WHAT TO DO. Where a line holds the word "drawn", copy that line.

....

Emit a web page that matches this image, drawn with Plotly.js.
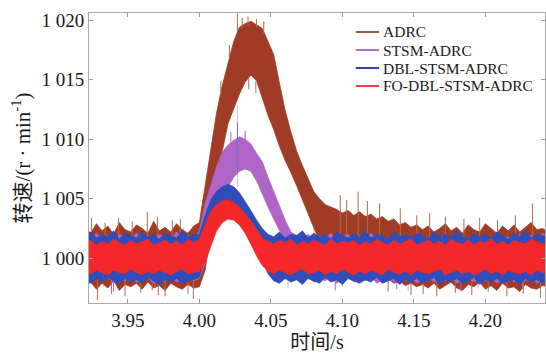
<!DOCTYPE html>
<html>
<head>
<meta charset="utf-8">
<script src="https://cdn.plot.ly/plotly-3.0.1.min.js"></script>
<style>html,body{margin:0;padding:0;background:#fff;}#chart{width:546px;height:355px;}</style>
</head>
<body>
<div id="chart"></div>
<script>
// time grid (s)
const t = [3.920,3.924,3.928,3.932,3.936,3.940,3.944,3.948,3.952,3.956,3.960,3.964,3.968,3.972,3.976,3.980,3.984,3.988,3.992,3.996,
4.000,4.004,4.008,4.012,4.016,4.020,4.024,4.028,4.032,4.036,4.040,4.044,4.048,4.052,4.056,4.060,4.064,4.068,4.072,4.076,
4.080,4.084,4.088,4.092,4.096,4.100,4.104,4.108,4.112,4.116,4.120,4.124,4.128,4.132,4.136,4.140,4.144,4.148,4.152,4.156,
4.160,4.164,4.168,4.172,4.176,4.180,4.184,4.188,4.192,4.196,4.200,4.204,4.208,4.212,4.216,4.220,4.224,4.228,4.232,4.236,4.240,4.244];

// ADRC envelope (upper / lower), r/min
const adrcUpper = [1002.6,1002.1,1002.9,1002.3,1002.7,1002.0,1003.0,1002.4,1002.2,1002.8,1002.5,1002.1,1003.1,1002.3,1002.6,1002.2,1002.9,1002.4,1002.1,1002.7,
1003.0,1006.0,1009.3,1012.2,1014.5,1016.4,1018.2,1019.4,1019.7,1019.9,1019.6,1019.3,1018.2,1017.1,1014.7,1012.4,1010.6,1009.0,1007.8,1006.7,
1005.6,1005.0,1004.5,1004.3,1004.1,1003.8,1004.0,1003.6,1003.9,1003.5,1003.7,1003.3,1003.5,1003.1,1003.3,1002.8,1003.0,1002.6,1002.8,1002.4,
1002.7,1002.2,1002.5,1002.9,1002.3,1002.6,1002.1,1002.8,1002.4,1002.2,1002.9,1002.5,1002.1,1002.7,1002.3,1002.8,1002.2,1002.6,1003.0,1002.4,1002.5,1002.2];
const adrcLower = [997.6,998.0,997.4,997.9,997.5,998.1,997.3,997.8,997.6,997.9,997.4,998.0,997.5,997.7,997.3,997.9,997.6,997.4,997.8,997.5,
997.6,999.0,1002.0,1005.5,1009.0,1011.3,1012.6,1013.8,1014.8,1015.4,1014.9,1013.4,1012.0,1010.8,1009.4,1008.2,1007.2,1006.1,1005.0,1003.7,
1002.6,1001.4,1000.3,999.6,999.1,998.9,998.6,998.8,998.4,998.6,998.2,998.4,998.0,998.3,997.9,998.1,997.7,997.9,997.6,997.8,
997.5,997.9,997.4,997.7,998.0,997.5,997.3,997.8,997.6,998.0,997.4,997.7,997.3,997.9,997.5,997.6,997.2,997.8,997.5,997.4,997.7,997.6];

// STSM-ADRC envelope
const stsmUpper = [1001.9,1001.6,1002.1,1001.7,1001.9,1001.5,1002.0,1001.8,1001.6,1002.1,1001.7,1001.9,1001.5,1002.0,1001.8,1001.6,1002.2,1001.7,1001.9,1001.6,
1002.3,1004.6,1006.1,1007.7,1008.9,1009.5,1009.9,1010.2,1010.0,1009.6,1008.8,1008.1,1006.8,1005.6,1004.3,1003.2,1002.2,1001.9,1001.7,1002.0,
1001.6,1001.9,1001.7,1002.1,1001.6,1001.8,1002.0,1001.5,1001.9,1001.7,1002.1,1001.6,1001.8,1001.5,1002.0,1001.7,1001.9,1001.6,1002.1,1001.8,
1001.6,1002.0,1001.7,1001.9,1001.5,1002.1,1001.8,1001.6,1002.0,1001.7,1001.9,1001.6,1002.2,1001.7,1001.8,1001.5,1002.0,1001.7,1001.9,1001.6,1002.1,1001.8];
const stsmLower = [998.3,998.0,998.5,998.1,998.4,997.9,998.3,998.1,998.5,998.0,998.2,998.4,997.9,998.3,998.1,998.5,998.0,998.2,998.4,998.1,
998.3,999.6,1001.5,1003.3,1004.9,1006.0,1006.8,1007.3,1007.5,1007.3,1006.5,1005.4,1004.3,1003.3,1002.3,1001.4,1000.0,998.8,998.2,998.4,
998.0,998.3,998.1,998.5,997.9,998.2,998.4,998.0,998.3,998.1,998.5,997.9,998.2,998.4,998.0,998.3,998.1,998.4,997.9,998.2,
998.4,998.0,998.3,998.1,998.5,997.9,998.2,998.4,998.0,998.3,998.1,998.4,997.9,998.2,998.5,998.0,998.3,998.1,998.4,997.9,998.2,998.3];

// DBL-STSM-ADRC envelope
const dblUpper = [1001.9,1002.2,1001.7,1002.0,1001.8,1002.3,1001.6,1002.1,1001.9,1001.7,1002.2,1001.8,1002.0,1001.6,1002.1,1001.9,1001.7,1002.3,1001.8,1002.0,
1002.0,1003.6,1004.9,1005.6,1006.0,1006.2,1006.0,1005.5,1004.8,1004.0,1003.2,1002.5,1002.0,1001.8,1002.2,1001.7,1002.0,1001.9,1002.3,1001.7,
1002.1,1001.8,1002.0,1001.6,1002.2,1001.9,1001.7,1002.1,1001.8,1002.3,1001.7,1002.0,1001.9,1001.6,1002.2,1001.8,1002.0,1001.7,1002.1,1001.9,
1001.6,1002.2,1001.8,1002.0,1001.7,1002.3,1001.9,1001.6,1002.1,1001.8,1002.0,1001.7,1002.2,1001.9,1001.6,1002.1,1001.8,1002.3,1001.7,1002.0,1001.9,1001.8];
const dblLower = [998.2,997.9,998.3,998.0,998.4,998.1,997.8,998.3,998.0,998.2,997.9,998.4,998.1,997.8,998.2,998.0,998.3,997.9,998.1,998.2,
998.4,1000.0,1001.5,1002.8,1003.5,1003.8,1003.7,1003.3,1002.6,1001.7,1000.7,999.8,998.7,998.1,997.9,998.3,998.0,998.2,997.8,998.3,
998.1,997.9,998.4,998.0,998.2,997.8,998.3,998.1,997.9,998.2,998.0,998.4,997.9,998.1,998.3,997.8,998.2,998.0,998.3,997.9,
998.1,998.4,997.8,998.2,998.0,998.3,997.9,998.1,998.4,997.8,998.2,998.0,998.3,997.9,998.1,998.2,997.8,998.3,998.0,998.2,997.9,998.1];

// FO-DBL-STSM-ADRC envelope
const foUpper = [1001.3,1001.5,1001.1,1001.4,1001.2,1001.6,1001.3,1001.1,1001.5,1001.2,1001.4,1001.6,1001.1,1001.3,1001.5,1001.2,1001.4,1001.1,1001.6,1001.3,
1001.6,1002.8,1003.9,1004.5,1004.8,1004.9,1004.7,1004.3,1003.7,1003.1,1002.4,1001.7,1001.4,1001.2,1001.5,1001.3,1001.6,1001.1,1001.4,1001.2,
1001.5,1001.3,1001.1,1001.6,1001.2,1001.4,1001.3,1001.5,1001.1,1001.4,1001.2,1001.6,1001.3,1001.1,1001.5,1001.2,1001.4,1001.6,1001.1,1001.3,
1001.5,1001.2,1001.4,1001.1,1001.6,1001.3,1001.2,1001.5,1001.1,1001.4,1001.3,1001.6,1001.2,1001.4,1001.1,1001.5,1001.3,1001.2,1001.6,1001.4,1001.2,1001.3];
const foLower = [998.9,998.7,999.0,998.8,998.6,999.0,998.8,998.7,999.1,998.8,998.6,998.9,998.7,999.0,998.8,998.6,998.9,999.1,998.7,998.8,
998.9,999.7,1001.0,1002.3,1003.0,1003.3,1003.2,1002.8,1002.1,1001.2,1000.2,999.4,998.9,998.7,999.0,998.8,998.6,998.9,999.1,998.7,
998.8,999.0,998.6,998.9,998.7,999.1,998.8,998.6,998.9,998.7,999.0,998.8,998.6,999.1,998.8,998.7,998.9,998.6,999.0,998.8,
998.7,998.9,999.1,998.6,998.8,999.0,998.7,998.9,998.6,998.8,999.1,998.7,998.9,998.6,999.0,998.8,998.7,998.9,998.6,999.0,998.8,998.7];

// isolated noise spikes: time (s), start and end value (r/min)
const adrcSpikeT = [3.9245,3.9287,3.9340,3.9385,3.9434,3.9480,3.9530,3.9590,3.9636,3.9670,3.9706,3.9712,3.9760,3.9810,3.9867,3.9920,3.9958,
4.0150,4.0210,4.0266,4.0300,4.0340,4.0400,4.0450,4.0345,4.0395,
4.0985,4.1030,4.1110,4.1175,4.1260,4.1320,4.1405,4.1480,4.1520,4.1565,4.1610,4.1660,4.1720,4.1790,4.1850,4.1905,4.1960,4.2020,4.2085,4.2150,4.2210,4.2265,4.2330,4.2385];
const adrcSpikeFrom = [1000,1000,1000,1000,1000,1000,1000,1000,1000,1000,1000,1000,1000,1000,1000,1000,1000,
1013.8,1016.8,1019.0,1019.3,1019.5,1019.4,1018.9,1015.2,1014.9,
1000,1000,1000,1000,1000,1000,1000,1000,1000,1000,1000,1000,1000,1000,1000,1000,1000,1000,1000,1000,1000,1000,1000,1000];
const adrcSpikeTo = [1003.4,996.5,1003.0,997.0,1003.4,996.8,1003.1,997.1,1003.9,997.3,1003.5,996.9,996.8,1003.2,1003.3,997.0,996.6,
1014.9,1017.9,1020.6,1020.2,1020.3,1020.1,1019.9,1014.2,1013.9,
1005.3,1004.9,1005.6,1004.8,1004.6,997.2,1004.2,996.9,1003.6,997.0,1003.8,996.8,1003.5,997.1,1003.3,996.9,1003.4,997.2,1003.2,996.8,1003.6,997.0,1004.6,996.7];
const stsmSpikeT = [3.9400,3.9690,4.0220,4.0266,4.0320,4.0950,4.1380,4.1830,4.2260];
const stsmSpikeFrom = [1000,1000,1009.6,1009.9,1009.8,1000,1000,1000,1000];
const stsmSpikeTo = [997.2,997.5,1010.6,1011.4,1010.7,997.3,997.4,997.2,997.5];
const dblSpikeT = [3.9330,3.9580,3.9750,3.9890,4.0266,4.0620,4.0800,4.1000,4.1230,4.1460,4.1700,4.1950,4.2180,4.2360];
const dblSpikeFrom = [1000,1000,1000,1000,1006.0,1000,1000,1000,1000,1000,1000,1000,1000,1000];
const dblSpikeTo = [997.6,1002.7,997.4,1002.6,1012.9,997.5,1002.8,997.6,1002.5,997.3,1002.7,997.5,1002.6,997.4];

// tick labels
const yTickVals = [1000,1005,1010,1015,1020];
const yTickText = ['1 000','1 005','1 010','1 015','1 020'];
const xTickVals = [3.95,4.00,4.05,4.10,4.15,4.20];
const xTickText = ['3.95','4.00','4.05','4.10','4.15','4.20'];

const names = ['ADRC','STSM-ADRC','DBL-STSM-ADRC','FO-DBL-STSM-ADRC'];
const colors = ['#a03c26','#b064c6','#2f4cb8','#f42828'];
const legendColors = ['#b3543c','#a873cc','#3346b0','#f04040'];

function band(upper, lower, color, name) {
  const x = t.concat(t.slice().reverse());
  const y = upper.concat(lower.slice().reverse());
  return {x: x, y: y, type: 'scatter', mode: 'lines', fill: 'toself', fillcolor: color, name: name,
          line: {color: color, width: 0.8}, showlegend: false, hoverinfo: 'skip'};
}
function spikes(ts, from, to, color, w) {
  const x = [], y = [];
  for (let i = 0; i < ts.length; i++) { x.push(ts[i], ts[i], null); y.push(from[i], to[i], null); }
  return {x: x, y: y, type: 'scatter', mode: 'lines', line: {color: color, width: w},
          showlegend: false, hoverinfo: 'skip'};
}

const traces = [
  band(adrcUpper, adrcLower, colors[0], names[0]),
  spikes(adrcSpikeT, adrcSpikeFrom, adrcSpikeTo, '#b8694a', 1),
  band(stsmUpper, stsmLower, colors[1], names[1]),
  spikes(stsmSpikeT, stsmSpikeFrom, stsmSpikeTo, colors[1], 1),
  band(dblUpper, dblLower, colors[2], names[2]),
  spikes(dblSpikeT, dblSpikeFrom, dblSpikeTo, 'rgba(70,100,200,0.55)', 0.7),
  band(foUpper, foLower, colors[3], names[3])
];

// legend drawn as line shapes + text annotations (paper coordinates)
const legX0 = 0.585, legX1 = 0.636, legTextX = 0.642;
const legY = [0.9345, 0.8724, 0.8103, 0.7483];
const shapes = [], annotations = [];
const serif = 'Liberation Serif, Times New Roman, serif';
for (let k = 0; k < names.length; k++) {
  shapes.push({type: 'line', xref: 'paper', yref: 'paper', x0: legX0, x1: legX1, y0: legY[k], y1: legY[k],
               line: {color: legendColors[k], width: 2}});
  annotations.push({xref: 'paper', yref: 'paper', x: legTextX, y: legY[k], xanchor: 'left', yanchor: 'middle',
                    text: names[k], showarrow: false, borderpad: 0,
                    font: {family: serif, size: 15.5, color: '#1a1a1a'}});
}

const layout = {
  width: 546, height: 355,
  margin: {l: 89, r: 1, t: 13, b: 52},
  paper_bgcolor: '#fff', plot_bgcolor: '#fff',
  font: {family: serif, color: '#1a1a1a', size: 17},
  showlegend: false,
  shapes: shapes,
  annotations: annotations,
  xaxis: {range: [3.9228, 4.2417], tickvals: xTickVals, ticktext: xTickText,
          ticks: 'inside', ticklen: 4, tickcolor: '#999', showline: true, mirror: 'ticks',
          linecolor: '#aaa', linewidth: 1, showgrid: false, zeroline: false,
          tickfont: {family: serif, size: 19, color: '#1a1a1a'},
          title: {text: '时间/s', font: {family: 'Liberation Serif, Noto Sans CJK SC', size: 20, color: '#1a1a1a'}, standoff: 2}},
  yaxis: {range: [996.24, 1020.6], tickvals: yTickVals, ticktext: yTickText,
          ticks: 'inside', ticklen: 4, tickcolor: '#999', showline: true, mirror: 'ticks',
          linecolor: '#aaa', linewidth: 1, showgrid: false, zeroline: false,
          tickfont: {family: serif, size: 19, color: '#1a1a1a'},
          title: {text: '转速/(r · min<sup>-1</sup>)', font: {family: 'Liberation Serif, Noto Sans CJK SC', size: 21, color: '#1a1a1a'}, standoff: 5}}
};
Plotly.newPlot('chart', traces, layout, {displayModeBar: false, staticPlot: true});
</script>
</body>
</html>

....

PROBLEM SOLUTION.
Emit a web page that matches this image, drawn with Plotly.js.
// legend drawn as line shapes + text annotations (paper coordinates)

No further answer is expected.